Pouvons-nous, à travers ce que nous dit
Dumas de son père, remonter à cette grand-mère afin de tenter de savoir qui elle
était? Voici le portait qu’il trace de son père dans ses Mémoires , évoquant
« ce teint bruni, ces yeux marrons et veloutés, ce nez droit qui
n’appartiennent qu’au mélange des races indienne [non pas africaine et
nègre, mais des survivants indigènes de Saint-Domingue] et caucasique [blanche, par son père]. »
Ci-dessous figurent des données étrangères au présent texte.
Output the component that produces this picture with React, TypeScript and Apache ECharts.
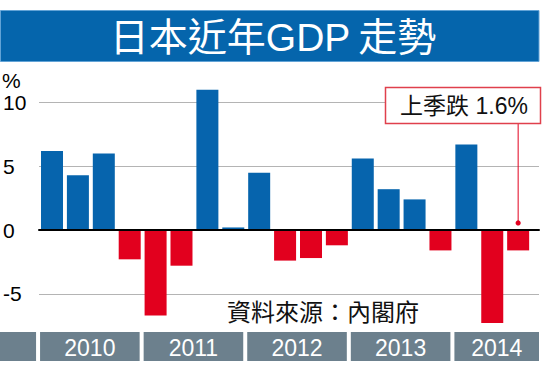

On peut en conclure que le père de Dumas n’était pas un mulâtre
au sens propre, autrement dit le fils d’un blanc et d’une négresse, mais un zambo,
c’est-à-dire le fils d’un blanc , et
d’une Indienne, d‘une autochtone amérindienne, pour reprendre notre appellation
actuelle (en fait, essentiellement des Taïnos de langue arawak, comme il y en a
d’apparentés, aujourd’hui encore, en Guyane,
et qui nous ont laissé les mots de maïs et de patate). Peu importe que l’ Indienne Cézette ne fût pas elle-même pure de tout
métissage, l’essentiel est que
Dumas parle, non pas d’une ascendance nègre, mais indienne :
cette origine amérindienne représentait,
en tout cas à ses yeux, la vérité, telle
que son père la lui avait transmise et telle que lui-même y croyait. Nous reviendrons sur cette origine en cherchant
dans quelle région de l’île on trouvait
encore des descendants des indigénes à l’époque, lorsque nous aurons apporté
une solution au problème que pose le nom de Dumas.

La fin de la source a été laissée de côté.